The recusal motion claims that Deputy District Attorney Rob Baker, who led the prosecution, further supported Rosen’s “conflict” and is thus incapable of giving the students a fair trial.
A San Luis Obispo recusal of the entire District Attorney’s Office may have set a precedent for Singh’s motion.
The court decided in August 2022 that District Attorney Dan Dow could not fairly try a group of students who protested in wake of George Floyd’s murder, after Dow characterized the Black Lives Matter movement as a terrorist group that promotes cop killings and antisemitism.
Dow attempted to campaign based off of his work against anti-police and Black Lives Matter movements, according to court documents, which contributed to his recusal. Singh said he believes Rosen’s website exhibits similar traits.
“The conflict exists,” Singh wrote. “The conflict makes it unlikely the defendants will receive a fair trial.”
Rosen did not immediately respond to questions from this publication.
Throughout his arguments at trial, Baker painted a picture of a highly organized criminal group that intended to vandalize the building and occupy it for a long period of time. At times, he criticized the students’ motivations, questioned the depth of their knowledge on divestment and at one point called the group “unamerican.”
“What if this were white supremacists occupying a church?” Baker said, referring to the students’ protest motivations.
In another instance, he said an officer who used profane language against a student was not “necessarily wrong,” according to court documents.
Throughout his arguments, Baker said that the case wasn’t about political motivations but property destruction.
“This was an attempted extortion,” Baker said during his opening statements.
The university originally estimated $700,000 in repairs, but a more detailed investigation concluded that $300,000 in damage could be attributed to the protest, according to court documents. Two door frames, which appeared to be chipped from force, cost $12,000 to repair, according to Baker, and an antique grandfather clock with few spatters of fake blood cost thousands to “assess.”
The 12 protesters entered the university building in June 2024 by breaking one window and allowing the remaining students to enter through a door.
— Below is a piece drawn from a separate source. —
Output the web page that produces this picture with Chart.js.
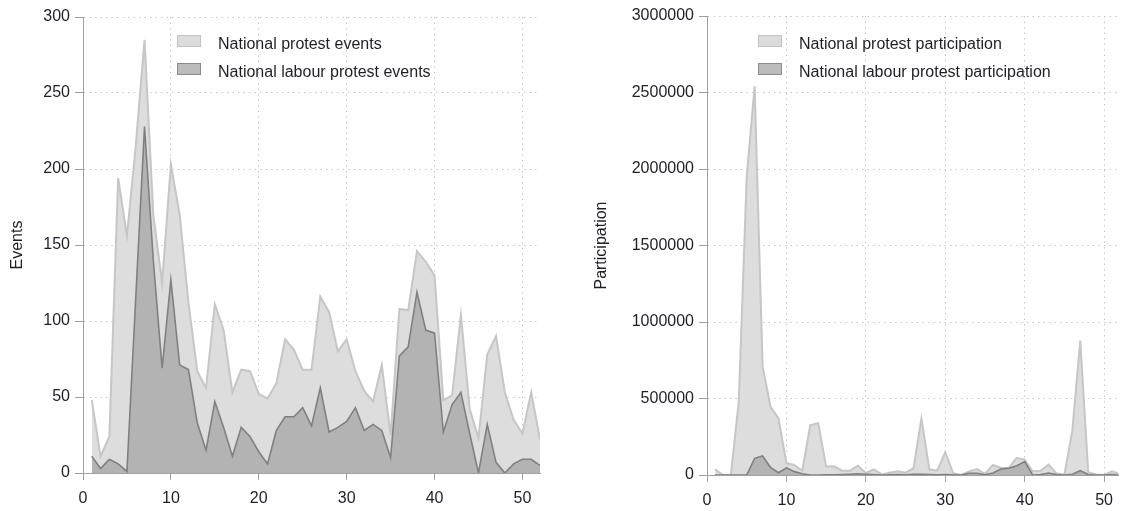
<!DOCTYPE html>
<html lang="en">
<head>
<meta charset="UTF-8">
<title>Protest events and participation</title>
<script src="https://cdn.jsdelivr.net/npm/chart.js@4.4.0/dist/chart.umd.min.js"></script>
<style>
  body { margin: 0; background: #fff; font-family: "Liberation Sans", Arial, sans-serif; }
  #wrap { position: relative; width: 1122px; height: 511px; overflow: hidden; }
  canvas { position: absolute; top: 0; }
  .sw { position: absolute; width: 22px; height: 10px; }
  .sw.light { background: #dcdcdc; border: 1.5px solid #c3c3c3; }
  .sw.dark { background: #bcbcbc; border: 1.5px solid #8c8c8c; }
  .lt { position: absolute; font-size: 16px; line-height: 16px; color: #1e1e28; white-space: nowrap; }
</style>
</head>
<body>
<div id="wrap">
  <canvas id="evChart" width="561" height="511" style="left:0"></canvas>
  <canvas id="partChart" width="561" height="511" style="left:561px"></canvas>

  <div class="sw light" style="left:177px;top:35px"></div>
  <div class="lt" style="left:218px;top:36px">National protest events</div>
  <div class="sw dark" style="left:177px;top:63px"></div>
  <div class="lt" style="left:218px;top:64px">National labour protest events</div>

  <div class="sw light" style="left:758px;top:35px"></div>
  <div class="lt" style="left:799px;top:36px">National protest participation</div>
  <div class="sw dark" style="left:758px;top:63px"></div>
  <div class="lt" style="left:799px;top:64px">National labour protest participation</div>
</div>

<script>
// weeks of the year
var weeks = [1, 2, 3, 4, 5, 6, 7, 8, 9, 10, 11, 12, 13, 14, 15, 16, 17, 18, 19, 20,
  21, 22, 23, 24, 25, 26, 27, 28, 29, 30, 31, 32, 33, 34, 35, 36, 37, 38, 39, 40,
  41, 42, 43, 44, 45, 46, 47, 48, 49, 50, 51, 52];

// left panel: number of events
var protestEvents = [48, 11, 24, 194, 156, 215, 285, 170, 125, 203, 170, 112, 67, 56, 111, 94, 53, 68, 67, 52,
  49, 59, 88, 81, 68, 68, 116, 106, 80, 88, 67, 54, 47, 71, 25, 108, 107, 146, 139, 130,
  48, 51, 104, 42, 23, 78, 90, 53, 35, 26, 53, 22];
var labourEvents = [11, 3, 9, 6, 1, 115, 228, 140, 69, 127, 71, 68, 33, 15, 47, 30, 11, 30, 24, 14,
  6, 28, 37, 37, 43, 31, 56, 27, 30, 34, 43, 28, 32, 28, 10, 77, 83, 119, 94, 92,
  27, 45, 53, 26, 0, 32, 7, 0, 6, 9, 9, 5];

// right panel: participants
var protestPart = [37000, 0, 0, 480000, 1950000, 2540000, 708000, 446000, 370000, 77000,
  66000, 28000, 325000, 340000, 55000, 57000, 28000, 28000, 61000, 13000,
  37000, 4000, 15000, 24000, 15000, 44000, 368000, 37000, 28000, 149000,
  11000, 0, 24000, 39000, 7000, 66000, 46000, 46000, 112000, 101000,
  24000, 28000, 68000, 11000, 0, 292000, 878000, 18000, 4000, 0, 24000, 7000];
var labourPart = [0, 0, 0, 0, 0, 109000, 124000, 50000, 15000, 47000,
  22000, 8000, 0, 0, 2000, 2000, 3000, 5000, 8000, 5000,
  3000, 0, 2000, 3000, 2000, 5000, 4000, 3000, 2000, 3000,
  2000, 0, 11000, 11000, 2000, 13000, 39000, 44000, 61000, 88000,
  0, 3000, 13000, 3000, 0, 5000, 28000, 3000, 0, 0, 3000, 0];

var xTicks = [0, 10, 20, 30, 40, 50];
var evTicks = [0, 50, 100, 150, 200, 250, 300];
var partTicks = [0, 500000, 1000000, 1500000, 2000000, 2500000, 3000000];

var FONT = { family: "'Liberation Sans', Arial, sans-serif", size: 16 };
var TEXT = '#1e1e28';
var GRID = '#c8c8c8';
var AXIS = '#a0a0a0';

function pts(vals) {
  return weeks.map(function (w, i) { return { x: w, y: vals[i] }; });
}

function areaSet(label, vals, light) {
  return {
    label: label,
    data: pts(vals),
    fill: 'origin',
    backgroundColor: light ? '#dddddd' : '#b3b3b3',
    borderColor: light ? '#c6c6c6' : '#808080',
    borderWidth: light ? 2 : 1.6,
    pointRadius: 0,
    tension: 0,
    order: light ? 2 : 1
  };
}

function gridCol(ctx) {
  return ctx.tick && ctx.tick.value === 0 ? 'rgba(0,0,0,0)' : GRID;
}

function makeChart(id, d1, d2, yMax, yTickVals, title, opts) {
  return new Chart(document.getElementById(id).getContext('2d'), {
    type: 'line',
    data: { datasets: [d1, d2] },
    options: {
      responsive: false,
      animation: false,
      layout: { padding: { top: opts.top, right: opts.right, left: 0, bottom: 0 } },
      plugins: {
        legend: { display: false },
        tooltip: { enabled: false },
        filler: { drawTime: 'beforeDatasetDraw' }
      },
      scales: {
        x: {
          type: 'linear',
          min: 0,
          max: opts.xMax,
          afterBuildTicks: function (s) { s.ticks = xTicks.map(function (v) { return { value: v }; }); },
          ticks: { color: TEXT, font: FONT, padding: 9, maxRotation: 0, autoSkip: false },
          grid: { color: gridCol, tickColor: AXIS, tickLength: 7, tickBorderDash: [], lineWidth: 1 },
          border: { display: true, color: AXIS, width: 1, dash: [1.5, 4] },
          afterFit: function (s) { s.height = opts.xh; }
        },
        y: {
          min: 0,
          max: yMax,
          afterBuildTicks: function (s) { s.ticks = yTickVals.map(function (v) { return { value: v }; }); },
          ticks: {
            color: TEXT, font: FONT, padding: 5,
            callback: function (v) { return String(v); }
          },
          grid: { color: gridCol, tickColor: AXIS, tickLength: 8, tickBorderDash: [], lineWidth: 1 },
          border: { display: true, color: AXIS, width: 1, dash: [1.5, 4] },
          title: { display: true, text: title, color: TEXT, font: FONT, padding: { top: opts.tpad, bottom: 0 } },
          afterFit: function (s) { s.width = opts.yw; }
        }
      }
    }
  });
}

makeChart('evChart',
  areaSet('National protest events', protestEvents, true),
  areaSet('National labour protest events', labourEvents, false),
  300, evTicks, 'Events',
  { top: 17, right: 21, xh: 38, yw: 83, tpad: 8, xMax: 52 });

// right panel is cut off by the picture edge just before week 52
makeChart('partChart',
  areaSet('National protest participation', protestPart, true),
  areaSet('National labour protest participation', labourPart, false),
  3000000, partTicks, 'Participation',
  { top: 16, right: 0, xh: 36, yw: 146, tpad: 31, xMax: 51.8 });
</script>
</body>
</html>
Once inside, the group covered cameras with tissue and foil paper, stacked furniture to block doors, then hung up banners and chanted, according to camera footage and witness testimony. The action came after students said Stanford did not respond to various requests and student protests to discuss divestment from companies that supply military aid to Israel.
“They made signs and the death toll grew. … They tried to have a conversation and the death toll grew,” Defense Attorney Tony Brass said about the students’ aim to end suffering in Palestine.
Baker also argued that the students intended to trespass and occupy the building for a long period of time, but there was no evidence that students brought food or changes of clothes into the building.
Video evidence also showed a police officer admitting that the students were willing to exit the building peacefully, one by one.
Remaining protesters Eliana Lindsay Fuchs, Isabella Terrazas and Zoe Georgia Edelman took alternative deals before the trial began. John Richardson, who testified for the prosecution, entered a youth deferment program. Cameron Michael Pennington, Kaiden Wang and Gretchen Rose Giumarin pled no contest and had their charges reduced to misdemeanors, according to court documents.
In response to a request for comment, the District Attorney’s Office referred this publication to the Attorney General’s Office, which will help decide the motion for recusal on March 18.